In Ingushetia, with the efforts of Moscow appointed former head Yunus-bek Yevkurov, the authorities tried to introduce 23 February as the day of the army and navy, ‘just like everywhere else’. Yevkurov explained that the deportations could be remembered in the kitchen, as in the USSR.
The death train
But instead of the Victory Train that rolled through Chechnya and Ingushetia this year, the authorities there should have approached the Kremlin with an initiative to launch a ‘Deportation Train’ to run across the country.
It would have train cars displaying how entire families died of typhus, hunger, and cold.
Where hungry and exhausted people pull the corpses of their dead family members out to bury them in the snow.
Where NKVD soldiers beat a mother with their rifle butts, to make her throw away her dead child’s body.
Where children begging for water reach out their hands through the bars of cattle car windows.
Where an NKVD officer pulls a little girl by the hair from her mother’s body, before kicking her corpse from the train, leaving it to roll down a trackside embankment.
Such a train could have consisted of hundreds of thematic cars.
And on the platform, they could build a small village of houses, dugouts, and cattle sheds, where whole families are buried.
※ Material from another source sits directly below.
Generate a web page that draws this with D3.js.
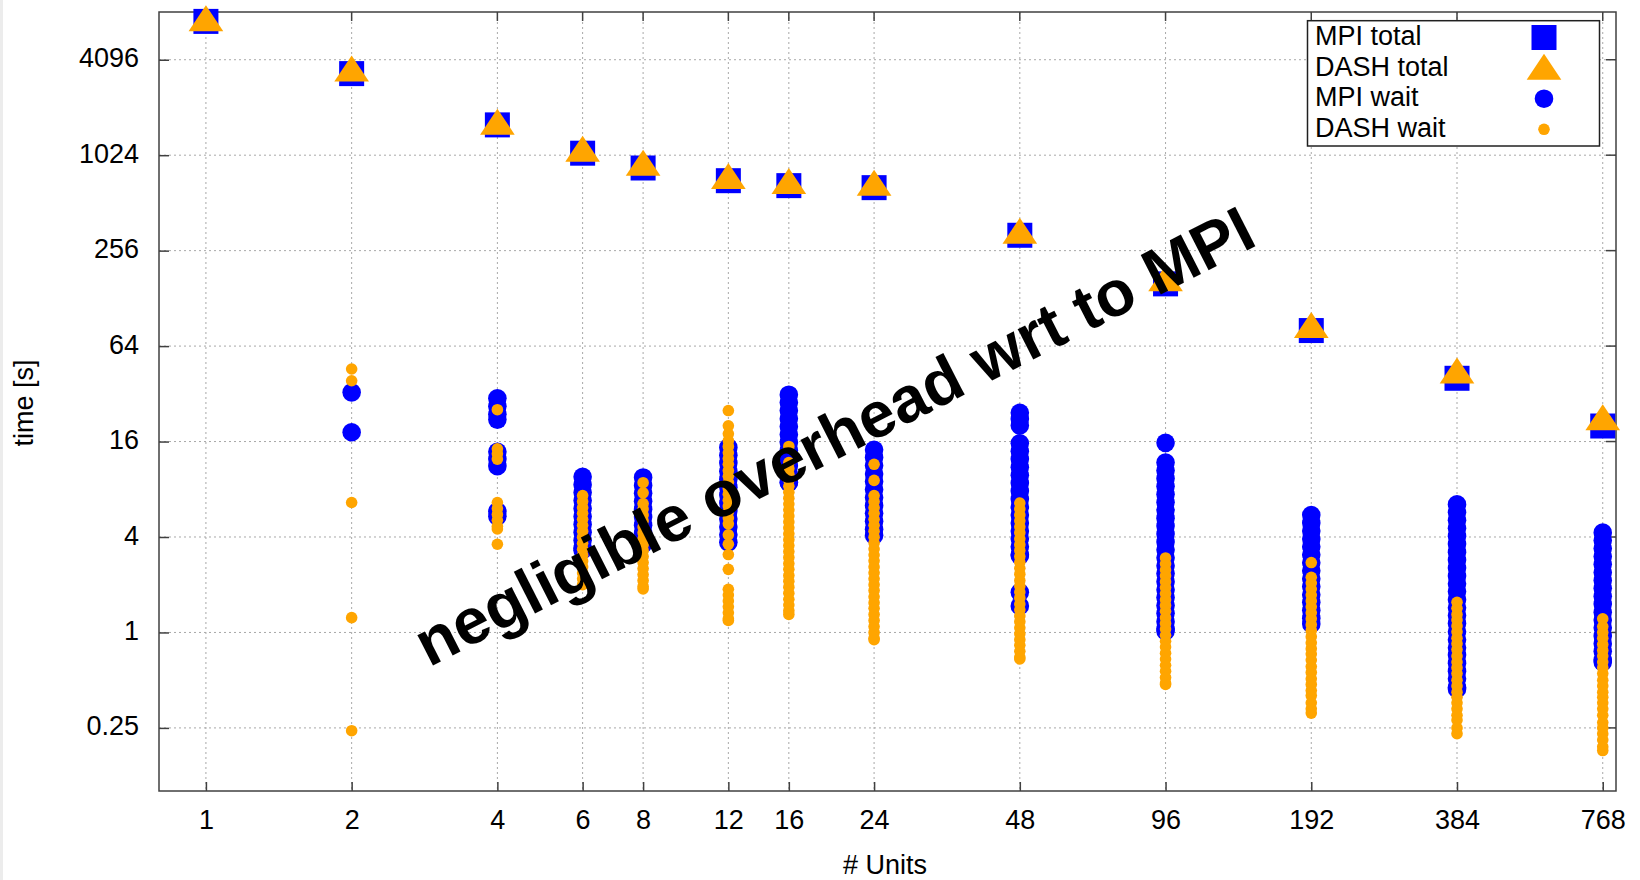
<!DOCTYPE html>
<html>
<head>
<meta charset="utf-8">
<script src="https://cdn.jsdelivr.net/npm/d3@7"></script>
<style>
  html, body { margin: 0; padding: 0; background: #fff; }
  svg { display: block; font-family: "Liberation Sans", Arial, sans-serif; }
</style>
</head>
<body>
<script>
// ---------------- data ----------------
const units = [1, 2, 4, 6, 8, 12, 16, 24, 48, 96, 192, 384, 768];
const xTickLabels = ["1", "2", "4", "6", "8", "12", "16", "24", "48", "96", "192", "384", "768"];
const yTicks = [0.25, 1, 4, 16, 64, 256, 1024, 4096];
const yTickLabels = ["0.25", "1", "4", "16", "64", "256", "1024", "4096"];

const mpiTotal  = [7147, 3348, 1590, 1054, 850, 707, 658, 639, 320, 158, 80.2, 40.1, 20.05];
const dashTotal = [7024, 3381, 1565, 1057, 863, 711, 661, 645, 321, 161, 81.6, 42.2, 21.4];

// wait times of the individual units (one list per unit count)
const mpiWait = [
  [],
  [32.7, 18.3],
  [30, 26.7, 23.8, 22, 13.8, 12.4, 11.2, 5.8, 5.4],
  [9.6, 8.55, 7.62, 6.79, 6.05, 5.39, 4.8, 4.28, 3.81, 3.4, 3.3],
  [9.5, 8.46, 7.54, 6.72, 5.99, 5.34, 4.75, 4.24, 3.77, 3.6],
  [14.7, 13.1, 11.7, 10.4, 9.26, 8.25, 7.35, 6.55, 5.84, 5.2, 4.63, 4.13, 3.7],
  [31.6, 28.2, 25.1, 22.3, 19.9, 17.7, 15.8, 14.1, 12.5, 11.2, 9.95, 8.87, 8.8],
  [14.2, 12.7, 11.3, 10.0, 8.94, 7.97, 7.1, 6.33, 5.64, 5.02, 4.47, 4.1],
  [24.3, 22.2, 20.2, 15.6, 13.9, 12.4, 11.0, 9.8, 8.75, 7.8, 6.95, 6.19, 5.51, 4.91, 4.37, 3.9, 3.47, 3.1, 3.05, 1.79, 1.47],
  [15.7, 11.8, 10.5, 9.37, 8.35, 7.44, 6.63, 5.91, 5.26, 4.69, 4.18, 3.72, 3.32, 2.96, 2.63, 2.35, 2.09, 1.86, 1.66, 1.48, 1.32, 1.17, 1.05, 1.02],
  [5.5, 4.9, 4.37, 3.89, 3.47, 3.09, 2.75, 2.45, 2.18, 1.95, 1.73, 1.55, 1.38, 1.23, 1.13],
  [6.42, 5.72, 5.1, 4.54, 4.05, 3.61, 3.21, 2.86, 2.55, 2.27, 2.03, 1.81, 1.61, 1.43, 1.28, 1.14, 1.01, 0.9, 0.8, 0.72, 0.64, 0.57, 0.51, 0.45, 0.44],
  [4.26, 3.8, 3.38, 3.01, 2.69, 2.39, 2.13, 1.9, 1.69, 1.51, 1.34, 1.2, 1.07, 0.95, 0.85, 0.76, 0.67, 0.65]
];
const dashWait = [
  [],
  [45.9, 38.7, 6.6, 1.24, 0.24],
  [25.4, 14.4, 13.4, 12.4, 6.6, 6.05, 5.55, 5.1, 4.68, 4.5, 3.6],
  [7.3, 6.7, 6.14, 5.64, 5.17, 4.74, 4.35, 3.99, 3.65, 3.35, 3.07, 2.82, 2.59, 2.37, 2.18, 2.0],
  [8.8, 7.6, 6.5, 6.0, 5.5, 5.05, 4.63, 4.25, 3.9, 3.58, 3.28, 3.01, 2.76, 2.53, 2.32, 2.13, 1.95, 1.88],
  [25.1, 20.1, 17.9, 16.2, 14.9, 13.6, 12.5, 11.5, 10.5, 9.65, 8.85, 8.1, 7.45, 6.83, 6.27, 5.75, 5.27, 4.84,
   4.13, 3.6, 3.1, 2.5, 1.87, 1.72, 1.58, 1.45, 1.33, 1.22, 1.19],
  [14.9, 11.8, 10.8, 9.93, 9.11, 8.36, 7.67, 7.03, 6.45, 5.92, 5.43, 4.98, 4.57, 4.19, 3.85, 3.53, 3.24, 2.97, 2.72,
   2.5, 2.29, 2.1, 1.93, 1.77, 1.62, 1.49, 1.37, 1.3],
  [11.5, 9.1, 7.3, 6.7, 6.14, 5.64, 5.17, 4.74, 4.35, 3.99, 3.66, 3.36, 3.08, 2.83, 2.59, 2.38, 2.18, 2.0, 1.84,
   1.68, 1.54, 1.42, 1.3, 1.19, 1.09, 1.0, 0.92, 0.9],
  [6.55, 6.01, 5.51, 5.06, 4.64, 4.26, 3.9, 3.58, 3.29, 3.01, 2.77, 2.54, 2.33, 2.13, 1.96, 1.8, 1.65, 1.51, 1.39,
   1.27, 1.17, 1.07, 0.98, 0.9, 0.83, 0.76, 0.7, 0.68],
  [2.95, 2.71, 2.48, 2.28, 2.09, 1.92, 1.76, 1.61, 1.48, 1.36, 1.24, 1.14, 1.05, 0.96, 0.88, 0.81, 0.74, 0.68,
   0.62, 0.57, 0.52, 0.48, 0.47],
  [2.76, 2.23, 2.05, 1.88, 1.72, 1.58, 1.45, 1.33, 1.22, 1.12, 1.03, 0.94, 0.86, 0.79, 0.73, 0.67, 0.61, 0.56,
   0.51, 0.47, 0.43, 0.4, 0.36, 0.33, 0.31],
  [1.55, 1.42, 1.3, 1.2, 1.1, 1.01, 0.92, 0.85, 0.78, 0.71, 0.65, 0.6, 0.55, 0.5, 0.46, 0.42, 0.39, 0.36, 0.33,
   0.3, 0.28, 0.25, 0.23],
  [1.22, 1.09, 1.0, 0.92, 0.84, 0.77, 0.71, 0.65, 0.6, 0.55, 0.5, 0.46, 0.42, 0.39, 0.36, 0.33, 0.3, 0.27, 0.25,
   0.23, 0.21, 0.19, 0.18]
];

const seriesNames = ["MPI total", "DASH total", "MPI wait", "DASH wait"];
const BLUE = "#0000ff", ORANGE = "#ffa500";

// ---------------- layout ----------------
const W = 1640, H = 880;
const L = 159, R = 1616, T = 12, B = 791;

const svg = d3.select("body").append("svg").attr("width", W).attr("height", H);
svg.append("rect").attr("width", W).attr("height", H).attr("fill", "#fff");
svg.append("rect").attr("x", 0).attr("y", 0).attr("width", 3).attr("height", H).attr("fill", "#ececec");

const x = d3.scaleLog().base(2).domain([0.8, 818]).range([L, R]);
const y = d3.scaleLog().base(2).domain([0.1, 8192]).range([B, T]);

// grid
const grid = svg.append("g").attr("stroke", "#a8a8a8").attr("stroke-width", 1).attr("stroke-dasharray", "2,3");
grid.selectAll("line.gx").data(units).join("line")
  .attr("x1", d => x(d)).attr("x2", d => x(d)).attr("y1", T).attr("y2", B);
grid.selectAll("line.gy").data(yTicks).join("line")
  .attr("x1", L).attr("x2", R).attr("y1", d => y(d)).attr("y2", d => y(d));

// axes
const fontSize = 27;
const xAxis = d3.axisBottom(x).tickValues(units).tickFormat((d, i) => xTickLabels[i]).tickSize(-9).tickPadding(19);
const gx = svg.append("g").attr("transform", `translate(0,${B})`).call(xAxis);
const yAxis = d3.axisLeft(y).tickValues(yTicks).tickFormat((d, i) => yTickLabels[i]).tickSize(-10).tickPadding(20);
const gy = svg.append("g").attr("transform", `translate(${L},0)`).call(yAxis);
[gx, gy].forEach(g => {
  g.select(".domain").remove();
  g.selectAll(".tick line").attr("stroke", "#404040").attr("stroke-width", 1.5);
  g.selectAll(".tick text").attr("fill", "#000").style("font-size", fontSize + "px")
    .style("font-family", "'Liberation Sans', Arial, sans-serif");
});
gy.selectAll(".tick text").attr("dy", "0.26em");

// mirror ticks
const mirror = svg.append("g").attr("stroke", "#404040").attr("stroke-width", 1.5);
mirror.selectAll("line.tx").data(units).join("line")
  .attr("x1", d => x(d)).attr("x2", d => x(d)).attr("y1", T).attr("y2", T + 9);
mirror.selectAll("line.ty").data(yTicks).join("line")
  .attr("x1", R).attr("x2", R - 10).attr("y1", d => y(d)).attr("y2", d => y(d));

// border
svg.append("rect").attr("x", L).attr("y", T).attr("width", R - L).attr("height", B - T)
  .attr("fill", "none").attr("stroke", "#404040").attr("stroke-width", 1.5);

// axis titles
svg.append("text").attr("x", 885).attr("y", 874).attr("text-anchor", "middle")
  .style("font-size", fontSize + "px").text("# Units");
svg.append("text").attr("transform", "translate(33,403) rotate(-90)").attr("text-anchor", "middle")
  .style("font-size", fontSize + "px").text("time [s]");

// markers
const SQ = 12.5, TS = 13;
const triPath = `M0,${-1.333 * TS}L${-1.333 * TS},${0.667 * TS}L${1.333 * TS},${0.667 * TS}Z`;

svg.append("g").selectAll("rect").data(units).join("rect")
  .attr("x", d => x(d) - SQ).attr("y", (d, i) => y(mpiTotal[i]) - SQ)
  .attr("width", 2 * SQ).attr("height", 2 * SQ).attr("fill", BLUE);

svg.append("g").selectAll("path").data(units).join("path")
  .attr("d", triPath)
  .attr("transform", (d, i) => `translate(${x(d)},${y(dashTotal[i])})`)
  .attr("fill", ORANGE);

const flat = (arr) => units.flatMap((u, i) => arr[i].map(v => ({ u, v })));

svg.append("g").selectAll("circle").data(flat(mpiWait)).join("circle")
  .attr("cx", d => x(d.u)).attr("cy", d => y(d.v)).attr("r", 9.3).attr("fill", BLUE);

svg.append("g").selectAll("circle").data(flat(dashWait)).join("circle")
  .attr("cx", d => x(d.u)).attr("cy", d => y(d.v)).attr("r", 5.8).attr("fill", ORANGE);

// legend
const lg = svg.append("g");
lg.append("rect").attr("x", 1307.5).attr("y", 20.7).attr("width", 292).attr("height", 125.3)
  .attr("fill", "#fff").attr("stroke", "#202020").attr("stroke-width", 1.5);
const rowY = i => 37.5 + i * 30.6;
const keyX = 1544;
lg.selectAll("text").data(seriesNames).join("text")
  .attr("x", 1315).attr("y", (d, i) => rowY(i) + 7.5)
  .style("font-size", fontSize + "px").text(d => d);
lg.append("rect").attr("x", keyX - SQ).attr("y", rowY(0) - SQ).attr("width", 2 * SQ).attr("height", 2 * SQ).attr("fill", BLUE);
lg.append("path").attr("d", triPath).attr("transform", `translate(${keyX},${rowY(1) + 3})`).attr("fill", ORANGE);
lg.append("circle").attr("cx", keyX).attr("cy", rowY(2)).attr("r", 9.3).attr("fill", BLUE);
lg.append("circle").attr("cx", keyX).attr("cy", rowY(3)).attr("r", 5.8).attr("fill", ORANGE);

// annotation
svg.append("text").attr("transform", "translate(844,456) rotate(-27)").attr("text-anchor", "middle")
  .style("font-size", "64.5px").style("font-weight", "bold").attr("fill", "#000")
  .text("negligible overhead wrt to MPI");
</script>
</body>
</html>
It would be nice to install a wall against which adults and children would have been shot, for trying to find food for their loved ones.
This is how our ‘Deportation Train’ would be, because just under half of those who were driven into the train cars on 23 February 1944 never returned from exile.
Almost every family has lost someone close to them, and no one knows where they are buried or if they are buried at all, perhaps being devoured by wild animals in the cold winter of 1944.
There is a Soviet-era slogan about the Second World War — ‘No one is forgotten and nothing is forgotten’. These words have a completely different meaning for us.
We remember the names of almost everyone and pass this pain and memory to our children and grandchildren, and they will pass it on to their own. Because to us, truly, no one is forgotten and nothing is forgotten.
The opinions expressed in this article are the author’s alone, and do not necessarily reflect the views of OC Media’s editorial board.